[Extracted records]
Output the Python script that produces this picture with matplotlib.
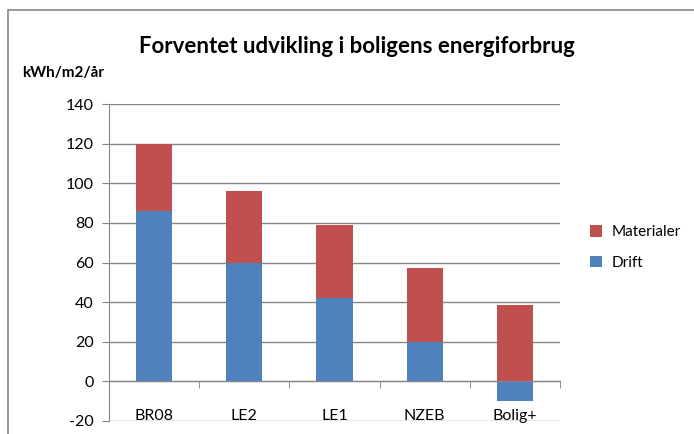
import matplotlib
matplotlib.use('Agg')
import matplotlib.pyplot as plt
import numpy as np
from matplotlib.patches import Rectangle

plt.rcParams['font.family'] = ['Lato', 'DejaVu Sans']
plt.rcParams['axes.unicode_minus'] = False

categories = ['BR08', 'LE2', 'LE1', 'NZEB', 'Bolig+']
drift = [86, 60, 42, 20, -10]
materialer = [34, 36, 37, 37.5, 38.5]

fig = plt.figure(figsize=(6.94, 4.34), dpi=100)
ax = fig.add_axes([0.157, 0.030, 0.650, 0.730])

x = np.arange(len(categories))
bottom = [max(d, 0) for d in drift]
ax.bar(x, drift, width=0.4, color='#4F81BD', label='Drift', zorder=3)
ax.bar(x, materialer, width=0.4, bottom=bottom, color='#C0504D',
       label='Materialer', zorder=3)

ax.set_ylim(-20, 140)
ax.set_xlim(-0.5, 4.5)
ax.set_yticks(range(-20, 141, 20))
ax.yaxis.grid(True, color='#868686', linewidth=1)
ax.set_axisbelow(True)
ax.tick_params(axis='y', length=5, color='#868686', labelsize=11.5, pad=6)

for s in ['top', 'right']:
    ax.spines[s].set_visible(False)
ax.spines['left'].set_color('#868686')
ax.spines['bottom'].set_position(('data', 0))
ax.spines['bottom'].set_color('#868686')
ax.spines['bottom'].set_zorder(4)

ax.set_xticks(x)
ax.set_xticklabels(categories)
ax.set_xticks(np.arange(-0.5, 5, 1), minor=True)
ax.tick_params(axis='x', which='major', length=0, labelsize=11.5, pad=20)
ax.tick_params(axis='x', which='minor', length=5, color='#868686')

fig.text(0.514, 0.892, 'Forventet udvikling i boligens energiforbrug',
         ha='center', va='center', fontsize=16, fontweight='bold')
fig.text(0.032, 0.832, 'kWh/m2/år', ha='left', va='center',
         fontsize=11, fontweight='bold')

handles, labels = ax.get_legend_handles_labels()
fig.legend(handles[::-1], labels[::-1], loc='center left',
           bbox_to_anchor=(0.83, 0.43), frameon=False, fontsize=11,
           handlelength=0.8, handleheight=0.8, handletextpad=0.6,
           labelspacing=1.1)

fig.patches.append(Rectangle((8 / 694, -0.1), 1.2, 1 - 10 / 434 + 0.1,
                             transform=fig.transFigure, fill=False,
                             edgecolor='#868686', linewidth=1.2))

fig.savefig('out.png', dpi=100)
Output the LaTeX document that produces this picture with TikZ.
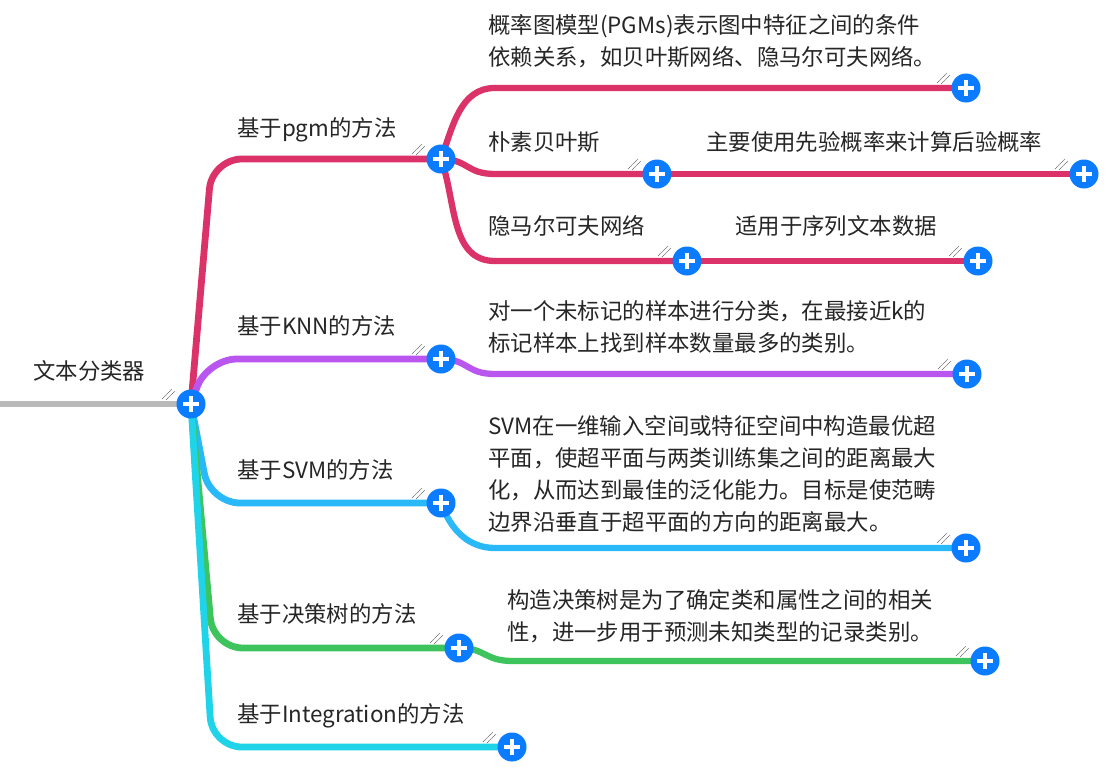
\documentclass[tikz,border=0pt]{standalone}
\usepackage{fontspec}
\setmainfont{Noto Sans CJK SC}
\usetikzlibrary{backgrounds}

\definecolor{rootgray}{HTML}{B9B9B9}
\definecolor{pgmpink}{HTML}{DB3369}
\definecolor{knnpurple}{HTML}{BA56F0}
\definecolor{svmblue}{HTML}{2AB9F8}
\definecolor{dtgreen}{HTML}{3DC45C}
\definecolor{intcyan}{HTML}{1FD4E8}
\definecolor{plusblue}{HTML}{0B7BFF}
\definecolor{txtgray}{HTML}{262626}

\begin{document}
\begin{tikzpicture}[
        x=1pt, y=-1pt,
        lbl/.style={anchor=north west, inner sep=0pt, align=left, text=txtgray, font=\fontsize{22.4}{32}\selectfont},
        plus/.style={circle, fill=plusblue, minimum size=29pt, inner sep=0pt,
            path picture={\draw[white, line width=4.5pt]
                ([xshift=-8pt]path picture bounding box.center) -- ([xshift=8pt]path picture bounding box.center)
                ([yshift=-8pt]path picture bounding box.center) -- ([yshift=8pt]path picture bounding box.center);}},
        branch/.style={line width=6.8pt, rounded corners=30pt},
        twig/.style={line width=6.3pt},
        hatch/.style={black!60, line width=0.6pt, dash pattern=on 1.2pt off 0.5pt}
    ]
    \useasboundingbox (0,0) rectangle (1115,771);

    % labels
    \node[lbl] (tRoot) at (33,360) {文本分类器};
    \node[lbl] (tPgm) at (237,117) {基于pgm的方法};
    \node[lbl] (tPgmA) at (488,14) {概率图模型(PGMs)表示图中特征之间的条件\\依赖关系，如贝叶斯网络、隐马尔可夫网络。};
    \node[lbl] (tNb) at (488,131) {朴素贝叶斯};
    \node[lbl] (tNbA) at (706,131) {主要使用先验概率来计算后验概率};
    \node[lbl] (tHmm) at (488,215) {隐马尔可夫网络};
    \node[lbl] (tHmmA) at (735,215) {适用于序列文本数据};
    \node[lbl] (tKnn) at (237,315) {基于KNN的方法};
    \node[lbl] (tKnnA) at (488,300) {对一个未标记的样本进行分类，在最接近k的\\标记样本上找到样本数量最多的类别。};
    \node[lbl] (tSvm) at (237,459) {基于SVM的方法};
    \node[lbl] (tSvmA) at (488,415) {SVM在一维输入空间或特征空间中构造最优超\\平面，使超平面与两类训练集之间的距离最大\\化，从而达到最佳的泛化能力。目标是使范畴\\边界沿垂直于超平面的方向的距离最大。};
    \node[lbl] (tDt) at (237,603) {基于决策树的方法};
    \node[lbl] (tDtA) at (507,589) {构造决策树是为了确定类和属性之间的相关\\性，进一步用于预测未知类型的记录类别。};
    \node[lbl] (tInt) at (237,703) {基于Integration的方法};

    % expand buttons
    \node[plus] (root) at (191,404) {};
    \node[plus] (pgm) at (441,159) {};
    \node[plus] (pgmA) at (966,88) {};
    \node[plus] (nb) at (657,174) {};
    \node[plus] (nbA) at (1084,174) {};
    \node[plus] (hmm) at (687,261) {};
    \node[plus] (hmmA) at (978,261) {};
    \node[plus] (knn) at (441,359) {};
    \node[plus] (knnA) at (967,374) {};
    \node[plus] (svm) at (441,503) {};
    \node[plus] (svmA) at (966,548) {};
    \node[plus] (dt) at (459,648) {};
    \node[plus] (dtA) at (985,661) {};
    \node[plus] (intg) at (512,747) {};
    \coordinate (rootin) at (0,404);

    \begin{scope}[on background layer]
    \fill[white] (0,0) rectangle (1115,771);
    \draw[line width=6.8pt, rootgray] (rootin) -- (root.center);
    % first level
    \draw[branch, pgmpink] (root.center) -- (212,159) -- (pgm.center);
    \draw[branch, knnpurple] (root.center) -- (207,359) -- (knn.center);
    \draw[branch, svmblue] (root.center) -- (210,503) -- (svm.center);
    \draw[branch, dtgreen] (root.center) -- (213,648) -- (dt.center);
    \draw[branch, intcyan] (root.center) -- (212,747) -- (intg.center);
    % second level
    \draw[twig, pgmpink] (pgm.center) to[out=70, in=180] (495,88) -- (pgmA.center);
    \draw[twig, pgmpink] (pgm.center) .. controls (468,159) and (466,174) .. (495,174) -- (nb.center);
    \draw[twig, pgmpink] (pgm.center) to[out=-70, in=180] (495,261) -- (hmm.center);
    \draw[twig, knnpurple] (knn.center) .. controls (468,359) and (466,374) .. (495,374) -- (knnA.center);
    \draw[twig, svmblue] (svm.center) to[out=-70, in=180] (495,548) -- (svmA.center);
    \draw[twig, dtgreen] (dt.center) .. controls (486,648) and (484,661) .. (513,661) -- (dtA.center);
    % third level
    \draw[twig, pgmpink] (nb.center) -- (nbA.center);
    \draw[twig, pgmpink] (hmm.center) -- (hmmA.center);
    \end{scope}

    \foreach \n in {root,pgm,pgmA,nb,nbA,hmm,hmmA,knn,knnA,svm,svmA,dt,dtA,intg}
        \draw[hatch] ([shift={(-29,-5)}]\n.center) -- ++(10,-10)
                     ([shift={(-25,-4)}]\n.center) -- ++(9,-9);
\end{tikzpicture}
\end{document}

→ EXERCISE GOAL:
Without including the pictures, reproduce all entries exactly.

→ RESPONSE TO THIS TASK:
Output the Python script that produces this picture with matplotlib.
import matplotlib
matplotlib.use('Agg')
import matplotlib.pyplot as plt
import numpy as np
from matplotlib.patches import Rectangle

plt.rcParams['font.family'] = ['Lato', 'DejaVu Sans']
plt.rcParams['axes.unicode_minus'] = False

categories = ['BR08', 'LE2', 'LE1', 'NZEB', 'Bolig+']
drift = [86, 60, 42, 20, -10]
materialer = [34, 36, 37, 37.5, 38.5]

fig = plt.figure(figsize=(6.94, 4.34), dpi=100)
ax = fig.add_axes([0.157, 0.030, 0.650, 0.730])

x = np.arange(len(categories))
bottom = [max(d, 0) for d in drift]
ax.bar(x, drift, width=0.4, color='#4F81BD', label='Drift', zorder=3)
ax.bar(x, materialer, width=0.4, bottom=bottom, color='#C0504D',
       label='Materialer', zorder=3)

ax.set_ylim(-20, 140)
ax.set_xlim(-0.5, 4.5)
ax.set_yticks(range(-20, 141, 20))
ax.yaxis.grid(True, color='#868686', linewidth=1)
ax.set_axisbelow(True)
ax.tick_params(axis='y', length=5, color='#868686', labelsize=11.5, pad=6)

for s in ['top', 'right']:
    ax.spines[s].set_visible(False)
ax.spines['left'].set_color('#868686')
ax.spines['bottom'].set_position(('data', 0))
ax.spines['bottom'].set_color('#868686')
ax.spines['bottom'].set_zorder(4)

ax.set_xticks(x)
ax.set_xticklabels(categories)
ax.set_xticks(np.arange(-0.5, 5, 1), minor=True)
ax.tick_params(axis='x', which='major', length=0, labelsize=11.5, pad=20)
ax.tick_params(axis='x', which='minor', length=5, color='#868686')

fig.text(0.514, 0.892, 'Forventet udvikling i boligens energiforbrug',
         ha='center', va='center', fontsize=16, fontweight='bold')
fig.text(0.032, 0.832, 'kWh/m2/år', ha='left', va='center',
         fontsize=11, fontweight='bold')

handles, labels = ax.get_legend_handles_labels()
fig.legend(handles[::-1], labels[::-1], loc='center left',
           bbox_to_anchor=(0.83, 0.43), frameon=False, fontsize=11,
           handlelength=0.8, handleheight=0.8, handletextpad=0.6,
           labelspacing=1.1)

fig.patches.append(Rectangle((8 / 694, -0.1), 1.2, 1 - 10 / 434 + 0.1,
                             transform=fig.transFigure, fill=False,
                             edgecolor='#868686', linewidth=1.2))

fig.savefig('out.png', dpi=100)
Output the LaTeX document that produces this picture with TikZ.
\documentclass[tikz,border=0pt]{standalone}
\usepackage{fontspec}
\setmainfont{Noto Sans CJK SC}
\usetikzlibrary{backgrounds}

\definecolor{rootgray}{HTML}{B9B9B9}
\definecolor{pgmpink}{HTML}{DB3369}
\definecolor{knnpurple}{HTML}{BA56F0}
\definecolor{svmblue}{HTML}{2AB9F8}
\definecolor{dtgreen}{HTML}{3DC45C}
\definecolor{intcyan}{HTML}{1FD4E8}
\definecolor{plusblue}{HTML}{0B7BFF}
\definecolor{txtgray}{HTML}{262626}

\begin{document}
\begin{tikzpicture}[
        x=1pt, y=-1pt,
        lbl/.style={anchor=north west, inner sep=0pt, align=left, text=txtgray, font=\fontsize{22.4}{32}\selectfont},
        plus/.style={circle, fill=plusblue, minimum size=29pt, inner sep=0pt,
            path picture={\draw[white, line width=4.5pt]
                ([xshift=-8pt]path picture bounding box.center) -- ([xshift=8pt]path picture bounding box.center)
                ([yshift=-8pt]path picture bounding box.center) -- ([yshift=8pt]path picture bounding box.center);}},
        branch/.style={line width=6.8pt, rounded corners=30pt},
        twig/.style={line width=6.3pt},
        hatch/.style={black!60, line width=0.6pt, dash pattern=on 1.2pt off 0.5pt}
    ]
    \useasboundingbox (0,0) rectangle (1115,771);

    % labels
    \node[lbl] (tRoot) at (33,360) {文本分类器};
    \node[lbl] (tPgm) at (237,117) {基于pgm的方法};
    \node[lbl] (tPgmA) at (488,14) {概率图模型(PGMs)表示图中特征之间的条件\\依赖关系，如贝叶斯网络、隐马尔可夫网络。};
    \node[lbl] (tNb) at (488,131) {朴素贝叶斯};
    \node[lbl] (tNbA) at (706,131) {主要使用先验概率来计算后验概率};
    \node[lbl] (tHmm) at (488,215) {隐马尔可夫网络};
    \node[lbl] (tHmmA) at (735,215) {适用于序列文本数据};
    \node[lbl] (tKnn) at (237,315) {基于KNN的方法};
    \node[lbl] (tKnnA) at (488,300) {对一个未标记的样本进行分类，在最接近k的\\标记样本上找到样本数量最多的类别。};
    \node[lbl] (tSvm) at (237,459) {基于SVM的方法};
    \node[lbl] (tSvmA) at (488,415) {SVM在一维输入空间或特征空间中构造最优超\\平面，使超平面与两类训练集之间的距离最大\\化，从而达到最佳的泛化能力。目标是使范畴\\边界沿垂直于超平面的方向的距离最大。};
    \node[lbl] (tDt) at (237,603) {基于决策树的方法};
    \node[lbl] (tDtA) at (507,589) {构造决策树是为了确定类和属性之间的相关\\性，进一步用于预测未知类型的记录类别。};
    \node[lbl] (tInt) at (237,703) {基于Integration的方法};

    % expand buttons
    \node[plus] (root) at (191,404) {};
    \node[plus] (pgm) at (441,159) {};
    \node[plus] (pgmA) at (966,88) {};
    \node[plus] (nb) at (657,174) {};
    \node[plus] (nbA) at (1084,174) {};
    \node[plus] (hmm) at (687,261) {};
    \node[plus] (hmmA) at (978,261) {};
    \node[plus] (knn) at (441,359) {};
    \node[plus] (knnA) at (967,374) {};
    \node[plus] (svm) at (441,503) {};
    \node[plus] (svmA) at (966,548) {};
    \node[plus] (dt) at (459,648) {};
    \node[plus] (dtA) at (985,661) {};
    \node[plus] (intg) at (512,747) {};
    \coordinate (rootin) at (0,404);

    \begin{scope}[on background layer]
    \fill[white] (0,0) rectangle (1115,771);
    \draw[line width=6.8pt, rootgray] (rootin) -- (root.center);
    % first level
    \draw[branch, pgmpink] (root.center) -- (212,159) -- (pgm.center);
    \draw[branch, knnpurple] (root.center) -- (207,359) -- (knn.center);
    \draw[branch, svmblue] (root.center) -- (210,503) -- (svm.center);
    \draw[branch, dtgreen] (root.center) -- (213,648) -- (dt.center);
    \draw[branch, intcyan] (root.center) -- (212,747) -- (intg.center);
    % second level
    \draw[twig, pgmpink] (pgm.center) to[out=70, in=180] (495,88) -- (pgmA.center);
    \draw[twig, pgmpink] (pgm.center) .. controls (468,159) and (466,174) .. (495,174) -- (nb.center);
    \draw[twig, pgmpink] (pgm.center) to[out=-70, in=180] (495,261) -- (hmm.center);
    \draw[twig, knnpurple] (knn.center) .. controls (468,359) and (466,374) .. (495,374) -- (knnA.center);
    \draw[twig, svmblue] (svm.center) to[out=-70, in=180] (495,548) -- (svmA.center);
    \draw[twig, dtgreen] (dt.center) .. controls (486,648) and (484,661) .. (513,661) -- (dtA.center);
    % third level
    \draw[twig, pgmpink] (nb.center) -- (nbA.center);
    \draw[twig, pgmpink] (hmm.center) -- (hmmA.center);
    \end{scope}

    \foreach \n in {root,pgm,pgmA,nb,nbA,hmm,hmmA,knn,knnA,svm,svmA,dt,dtA,intg}
        \draw[hatch] ([shift={(-29,-5)}]\n.center) -- ++(10,-10)
                     ([shift={(-25,-4)}]\n.center) -- ++(9,-9);
\end{tikzpicture}
\end{document}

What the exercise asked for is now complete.